Cross-sectional study of young adults. Sample characteristics, food-related behaviours and dietary intake were assessed using a self-administered questionnaire including an FFQ. Diet quality was measured using the fifteen-item Dietary Guideline Index (DGI) designed to assess adherence to Australian dietary guidelines. One-way ANOVA, t tests and multiple linear regression analyses were used to explore the relationships between DGI scores, sample characteristics and food-related behaviours.


University students enrolled in an undergraduate nutrition class, Melbourne, Australia.

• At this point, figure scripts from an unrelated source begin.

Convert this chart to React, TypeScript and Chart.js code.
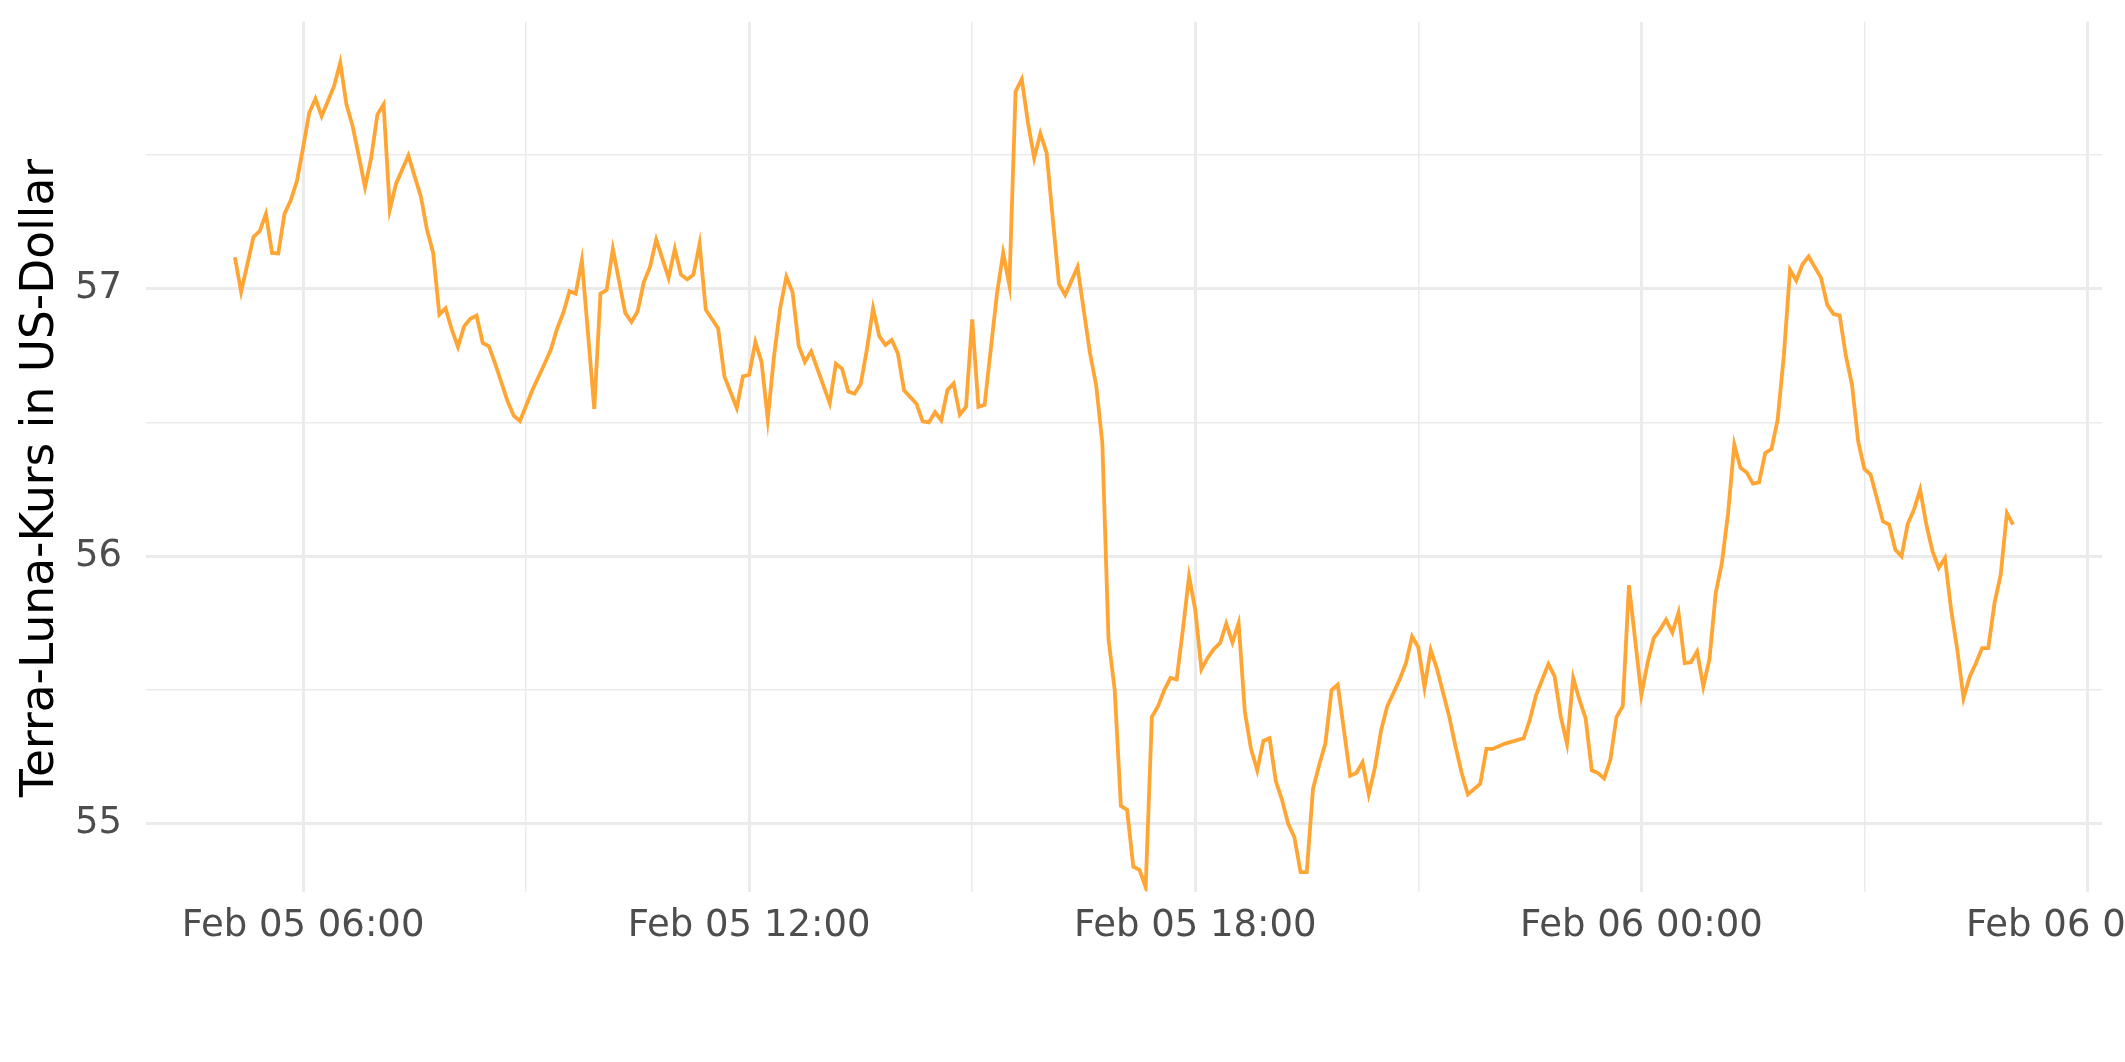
import React, { useEffect, useRef } from "react";
import { Chart, registerables } from "chart.js";

Chart.register(...registerables);

// minutes since Feb 05 00:00
const minutes = [
  305, 310, 315, 320, 325, 330, 335, 340, 345, 350,
  355, 360, 365, 370, 375, 380, 385, 390, 395, 400,
  405, 410, 415, 420, 425, 430, 435, 440, 445, 450,
  455, 460, 465, 470, 475, 480, 485, 490, 495, 500,
  505, 510, 515, 520, 525, 530, 535, 545, 555, 560,
  565, 570, 575, 580, 585, 590, 595, 600, 605, 610,
  620, 625, 630, 635, 640, 645, 655, 660, 665, 670,
  675, 680, 685, 695, 700, 710, 715, 720, 725, 730,
  735, 740, 745, 750, 755, 760, 765, 770, 785, 790,
  795, 800, 805, 810, 815, 820, 825, 830, 835, 840,
  845, 855, 860, 865, 870, 875, 880, 885, 890, 895,
  900, 905, 910, 915, 920, 925, 930, 935, 940, 945,
  950, 955, 960, 970, 975, 985, 990, 995, 1000, 1005,
  1010, 1015, 1020, 1025, 1030, 1035, 1040, 1045, 1050, 1055,
  1060, 1065, 1070, 1075, 1080, 1085, 1090, 1095, 1100, 1105,
  1110, 1115, 1120, 1125, 1130, 1135, 1140, 1145, 1150, 1155,
  1160, 1165, 1170, 1175, 1180, 1185, 1190, 1195, 1200, 1205,
  1210, 1215, 1220, 1225, 1230, 1235, 1240, 1245, 1250, 1255,
  1260, 1265, 1270, 1275, 1280, 1285, 1290, 1295, 1300, 1305,
  1310, 1315, 1320, 1330, 1345, 1350, 1355, 1365, 1370, 1375,
  1380, 1385, 1390, 1395, 1400, 1405, 1410, 1415, 1420, 1425,
  1430, 1435, 1440, 1445, 1450, 1455, 1460, 1465, 1470, 1475,
  1480, 1485, 1490, 1495, 1500, 1505, 1510, 1515, 1520, 1525,
  1530, 1535, 1540, 1545, 1550, 1555, 1560, 1565, 1570, 1575,
  1580, 1585, 1590, 1595, 1600, 1605, 1610, 1615, 1620, 1625,
  1630, 1635, 1640, 1645, 1650, 1655, 1660, 1665, 1670, 1675,
  1680, 1685, 1690, 1695, 1700, 1705, 1710, 1715, 1720, 1725,
  1730, 1735, 1740,
];

// Terra-Luna price in US-Dollar
const price = [
  57.117, 56.988, 57.09, 57.193, 57.214, 57.279, 57.133, 57.131, 57.279, 57.329,
  57.401, 57.526, 57.657, 57.709, 57.644, 57.7, 57.756, 57.844, 57.688, 57.607,
  57.495, 57.379, 57.489, 57.65, 57.688, 57.295, 57.391, 57.445, 57.497, 57.42,
  57.345, 57.22, 57.133, 56.903, 56.926, 56.847, 56.782, 56.859, 56.887, 56.899,
  56.797, 56.784, 56.72, 56.65, 56.58, 56.525, 56.505, 56.62, 56.72, 56.772,
  56.85, 56.909, 56.99, 56.981, 57.105, 56.83, 56.55, 56.981, 56.994, 57.148,
  56.909, 56.875, 56.915, 57.024, 57.081, 57.183, 57.04, 57.148, 57.052, 57.034,
  57.052, 57.167, 56.921, 56.851, 56.672, 56.554, 56.672, 56.678, 56.8, 56.726,
  56.512, 56.744, 56.926, 57.044, 56.987, 56.786, 56.726, 56.765, 56.572, 56.719,
  56.7, 56.615, 56.607, 56.643, 56.772, 56.926, 56.822, 56.789, 56.808, 56.758,
  56.62, 56.57, 56.504, 56.5, 56.538, 56.508, 56.62, 56.645, 56.529, 56.558,
  56.885, 56.558, 56.566, 56.774, 56.981, 57.133, 57.012, 57.736, 57.782, 57.62,
  57.488, 57.579, 57.508, 57.017, 56.976, 57.08, 56.92, 56.76, 56.64, 56.424,
  55.69, 55.5, 55.067, 55.052, 54.84, 54.828, 54.763, 55.4, 55.44, 55.5,
  55.545, 55.54, 55.725, 55.925, 55.8, 55.578, 55.62, 55.653, 55.675, 55.748,
  55.678, 55.75, 55.42, 55.28, 55.2, 55.31, 55.32, 55.16, 55.09, 55.0,
  54.95, 54.82, 54.82, 55.13, 55.22, 55.3, 55.5, 55.52, 55.35, 55.18,
  55.19, 55.23, 55.11, 55.21, 55.35, 55.44, 55.49, 55.54, 55.6, 55.7,
  55.66, 55.51, 55.65, 55.58, 55.49, 55.4, 55.29, 55.19, 55.11, 55.13,
  55.15, 55.28, 55.28, 55.3, 55.32, 55.389, 55.48, 55.597, 55.551, 55.4,
  55.3, 55.545, 55.464, 55.395, 55.2, 55.19, 55.17, 55.24, 55.4, 55.44,
  55.892, 55.688, 55.482, 55.601, 55.694, 55.725, 55.763, 55.715, 55.79, 55.601,
  55.604, 55.644, 55.513, 55.616, 55.862, 55.975, 56.161, 56.417, 56.33, 56.313,
  56.271, 56.276, 56.386, 56.4, 56.51, 56.75, 57.07, 57.03, 57.09, 57.12,
  57.08, 57.04, 56.94, 56.905, 56.9, 56.75, 56.64, 56.429, 56.326, 56.305,
  56.218, 56.13, 56.118, 56.024, 56.0, 56.121, 56.174, 56.249, 56.118, 56.018,
  55.956, 55.993, 55.8, 55.65, 55.47, 55.55, 55.6, 55.657, 55.657, 55.825,
  55.931, 56.161, 56.118,
];

const xTicks = [360, 540, 720, 900, 1080, 1260, 1440, 1620, 1800];
const yTicks = [55, 55.5, 56, 56.5, 57, 57.5];
const yLabelTicks = [55, 56, 57];
const yAxisMin = 54.747;
const yAxisMax = 57.997;
const yTitle = "Terra-Luna-Kurs in US-Dollar";

const pad2 = (n: number) => (n < 10 ? "0" + n : "" + n);
const fmtTime = (m: number) => {
  const day = 5 + Math.floor(m / 1440);
  const h = Math.floor((m % 1440) / 60);
  const mm = Math.round(m % 60);
  return "Feb " + pad2(day) + " " + pad2(h) + ":" + pad2(mm);
};

const yTitlePlugin = {
  id: "yTitleText",
  afterDraw(chart: any) {
    const ctx = chart.ctx;
    ctx.save();
    ctx.translate(41, 478);
    ctx.rotate(-Math.PI / 2);
    ctx.font = '45.5px "DejaVu Sans"';
    ctx.fillStyle = "#000000";
    ctx.textAlign = "center";
    ctx.textBaseline = "middle";
    ctx.fillText(yTitle, 0, 0);
    ctx.restore();
  },
};

export default function App() {
  const ref = useRef<HTMLCanvasElement | null>(null);
  useEffect(() => {
    if (!ref.current) return;
    const xMin = Math.min(...minutes);
    const xMax = Math.max(...minutes);
    const xr = xMax - xMin;
    const chart = new Chart(ref.current, {
      type: "line",
      data: {
        datasets: [
          {
            data: minutes.map((m, i) => ({ x: m, y: price[i] })),
            borderColor: "#FFA533",
            borderWidth: 3.8,
            pointRadius: 0,
            tension: 0,
            fill: false,
          },
        ],
      },
      options: {
        animation: false,
        responsive: false,
        devicePixelRatio: 1,
        layout: { padding: { left: 10, right: 23, top: 21.7, bottom: 100.4 } },
        plugins: { legend: { display: false }, tooltip: { enabled: false } },
        scales: {
          x: {
            type: "linear",
            min: xMin - 0.05 * xr,
            max: xMax + 0.05 * xr,
            afterBuildTicks: (scale: any) => {
              scale.ticks = xTicks.map((v) => ({ value: v }));
            },
            afterFit: (scale: any) => {
              scale.paddingLeft = 0;
              scale.paddingRight = 0;
              scale.height = 70;
            },
            border: { display: false },
            grid: {
              color: "#EBEBEB",
              lineWidth: (ctx: any) => (ctx.tick && ctx.tick.value % 360 === 0 ? 3 : 1.5),
              drawTicks: false,
            },
            ticks: {
              autoSkip: false,
              maxRotation: 0,
              padding: 12.7,
              color: "#4D4D4D",
              font: { family: "DejaVu Sans", size: 37 },
              callback: (v: any) => (Number(v) % 360 === 0 ? fmtTime(Number(v)) : ""),
            },
          },
          y: {
            type: "linear",
            min: yAxisMin,
            max: yAxisMax,
            afterBuildTicks: (scale: any) => {
              scale.ticks = yTicks.map((v) => ({ value: v }));
            },
            afterFit: (scale: any) => {
              scale.width = 136;
              scale.paddingTop = 0;
              scale.paddingBottom = 0;
            },
            border: { display: false },
            grid: {
              color: "#EBEBEB",
              lineWidth: (ctx: any) => (ctx.tick && yLabelTicks.includes(ctx.tick.value) ? 3 : 1.5),
              drawTicks: false,
            },
            ticks: {
              autoSkip: false,
              padding: 24,
              color: "#4D4D4D",
              font: { family: "DejaVu Sans", size: 37 },
              callback: (v: any) => (yLabelTicks.includes(Number(v)) ? String(v) : ""),
            },
          },
        },
      },
      plugins: [yTitlePlugin],
    });
    return () => chart.destroy();
  }, []);
  return (
    <div style={{ position: "absolute", left: 0, top: 0, width: 2125, height: 1062, overflow: "hidden", background: "#fff" }}>
      <canvas ref={ref} width={2125} height={1062} style={{ display: "block" }} />
    </div>
  );
}
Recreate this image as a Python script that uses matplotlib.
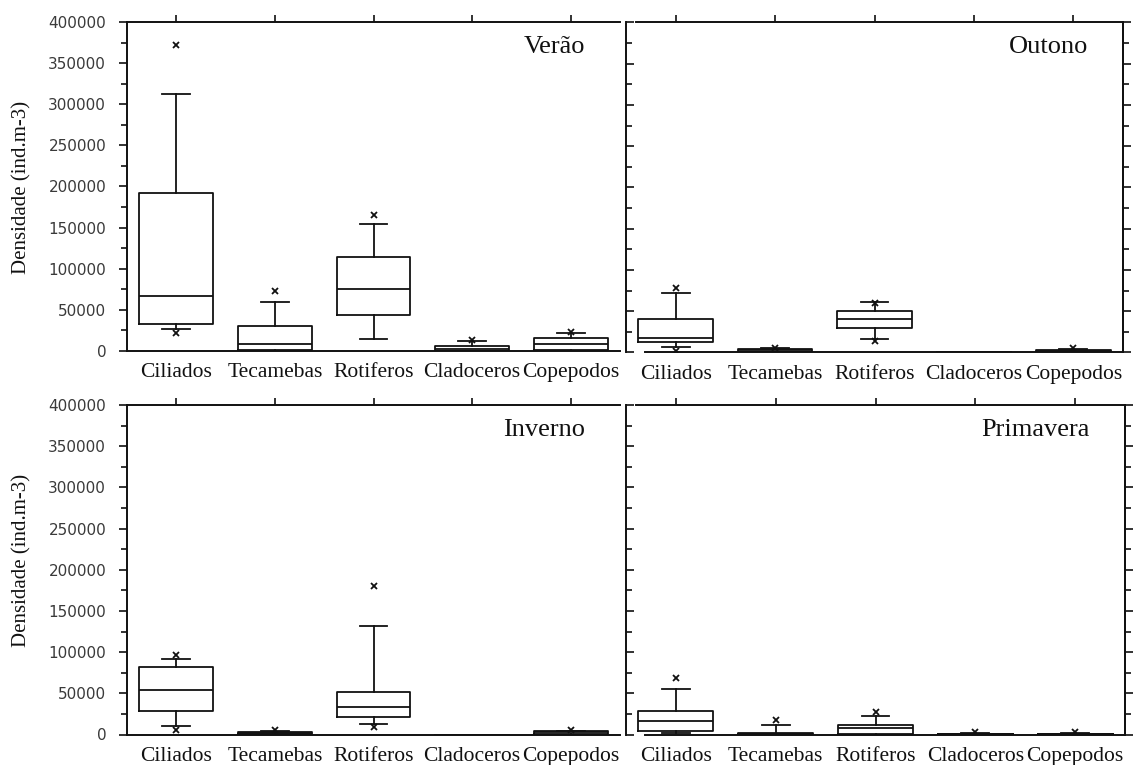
import matplotlib
matplotlib.use("Agg")
import matplotlib.pyplot as plt
from matplotlib.ticker import MultipleLocator

# Zooplankton density per season (ind.m-3): box-plot summaries
GROUPS = ["Ciliados", "Tecamebas", "Rotiferos", "Cladoceros", "Copepodos"]
SEASONS = ["Verão", "Outono", "Inverno", "Primavera"]

WHISKER_LOW = [
    [26400, 0, 14200, 0, 0],
    [7000, 0, 16000, 0, 0],
    [10900, 0, 13000, 0, 0],
    [1500, 0, 0, 0, 0],
]
Q1 = [
    [32800, 1200, 43400, 500, 1000],
    [13100, 500, 30100, 0, 300],
    [29100, 500, 21000, 0, 500],
    [4000, 200, 500, 200, 200],
]
MEDIAN = [
    [66500, 8100, 75000, 2800, 8100],
    [18000, 2500, 40700, 0, 1500],
    [54200, 1500, 33600, 0, 2500],
    [16100, 800, 7300, 600, 500],
]
Q3 = [
    [191700, 30800, 114300, 6000, 16200],
    [40700, 4500, 50800, 0, 3000],
    [81600, 2500, 52100, 0, 4000],
    [28300, 1500, 12100, 1200, 1000],
]
WHISKER_HIGH = [
    [312500, 60000, 154000, 12000, 22000],
    [71900, 5000, 61000, 0, 4500],
    [91700, 4000, 131300, 0, 4500],
    [55800, 12100, 22200, 1800, 2000],
]
OUTLIERS = [
    [[372000, 22300], [73000], [165300], [13000], [23500]],
    [[78000, 2200], [5500], [60500, 13500], [], [5000]],
    [[96100, 5200], [6000], [180200, 8800], [], [5000]],
    [[69100], [17400], [27500], [3000], [3500]],
]

YMAX = 400000
SERIF = ["Liberation Serif", "DejaVu Serif"]
INK = "#111111"

W, H = 1136, 765
fig = plt.figure(figsize=(W / 100, H / 100), dpi=100)
fig.patch.set_facecolor("white")


def px_rect(x0, y0, x1, y1):
    return [x0 / W, 1 - y1 / H, (x1 - x0) / W, (y1 - y0) / H]


panel_rects = [
    px_rect(127, 22, 620, 351),
    px_rect(626, 22.5, 1123, 352.5),
    px_rect(127, 405, 620, 734.5),
    px_rect(626, 405, 1125, 734.5),
]

line_kw = dict(color=INK, linewidth=1.3)

for k, season in enumerate(SEASONS):
    ax = fig.add_axes(panel_rects[k])
    left_col = k % 2 == 0

    stats = []
    for i, name in enumerate(GROUPS):
        stats.append(dict(
            label=name,
            whislo=WHISKER_LOW[k][i], q1=Q1[k][i], med=MEDIAN[k][i],
            q3=Q3[k][i], whishi=WHISKER_HIGH[k][i],
            fliers=OUTLIERS[k][i],
        ))

    ax.bxp(stats, positions=range(len(GROUPS)), widths=0.75, capwidths=0.28,
           showfliers=True,
           boxprops=line_kw, whiskerprops=line_kw, capprops=line_kw,
           medianprops=line_kw,
           flierprops=dict(marker="x", markersize=5, markeredgecolor=INK,
                           markeredgewidth=1.3, linestyle="none"))

    ax.set_xlim(-0.5, len(GROUPS) - 0.5)
    ax.set_ylim(0, YMAX)

    for sp in ax.spines.values():
        sp.set_linewidth(1.4)
        sp.set_color(INK)

    # category ticks sit on the top frame, names below the baseline
    ax.set_xticks(range(len(GROUPS)))
    ax.set_xticklabels(GROUPS, fontfamily=SERIF, fontsize=15.5, color=INK)
    ax.tick_params(axis="x", top=True, bottom=False, labeltop=False,
                   labelbottom=True, direction="out", length=5, width=1.2,
                   pad=4, color=INK)

    ax.yaxis.set_major_locator(MultipleLocator(50000))
    ax.yaxis.set_minor_locator(MultipleLocator(25000))

    if left_col:
        ax.spines["right"].set_visible(False)
        ax.tick_params(axis="y", which="both", left=True, right=False,
                       direction="out", width=1.2, color=INK)
        ax.tick_params(axis="y", which="major", length=6, pad=9,
                       labelsize=11, labelcolor="#3a3a3a")
        ax.tick_params(axis="y", which="minor", length=4)
        for lab in ax.get_yticklabels():
            lab.set_fontfamily("DejaVu Sans")
        yc = 187 if k == 0 else 560
        fig.text(22 / W, 1 - yc / H, "Densidade (ind.m-3)", rotation=90,
                 ha="center", va="center", fontfamily=SERIF, fontsize=15,
                 color=INK)
    else:
        ax.tick_params(axis="y", which="both", left=True, right=False,
                       labelleft=False, direction="in", width=1.2, color=INK)
        ax.tick_params(axis="y", which="major", length=6)
        ax.tick_params(axis="y", which="minor", length=4)
        sec = ax.secondary_yaxis("right")
        sec.yaxis.set_major_locator(MultipleLocator(50000))
        sec.yaxis.set_minor_locator(MultipleLocator(25000))
        sec.tick_params(axis="y", which="both", direction="out", width=1.2,
                        labelright=False, color=INK)
        sec.tick_params(axis="y", which="major", length=6)
        sec.tick_params(axis="y", which="minor", length=4)
        sec.spines["right"].set_linewidth(1.4)
        sec.spines["right"].set_color(INK)
        ax.spines["top"].set_bounds(-0.4, len(GROUPS) - 0.5)
        ax.spines["bottom"].set_bounds(-0.31, len(GROUPS) - 0.5)

    ax.text(0.93, 0.925, season, transform=ax.transAxes, ha="right",
            va="center", fontfamily=SERIF, fontsize=19, color=INK)

fig.savefig("out.png", dpi=100, facecolor="white")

Students (n 309) aged 18–36 years.


The DGI score was normally distributed, with a mean score of 93·4 (sd 17·1) points (range 51·9–127·4 points), out of a possible score of 150 points. In multivariate analyses adjusted for age, sex, nationality, BMI and maternal education, cooking meals for oneself was positively associated with DGI score (β = 0·15; 95 % CI 1·15, 10·03; P = 0·01); frequency of takeaway and frequency of convenience meal consumption were inversely associated with DGI score (β = −0·21; 95 % CI −9·96, −2·32; P = 0·002 and β = −0·16; 95 % CI −7·40, −0·97; P < 0·01, respectively).


Cooking meals for oneself was linked to higher diet quality among young adults, while consumption of commercially prepared meals was associated with poorer diet quality. Maintaining education programmes that promote cooking skills within young adults has the potential to improve DGI scores.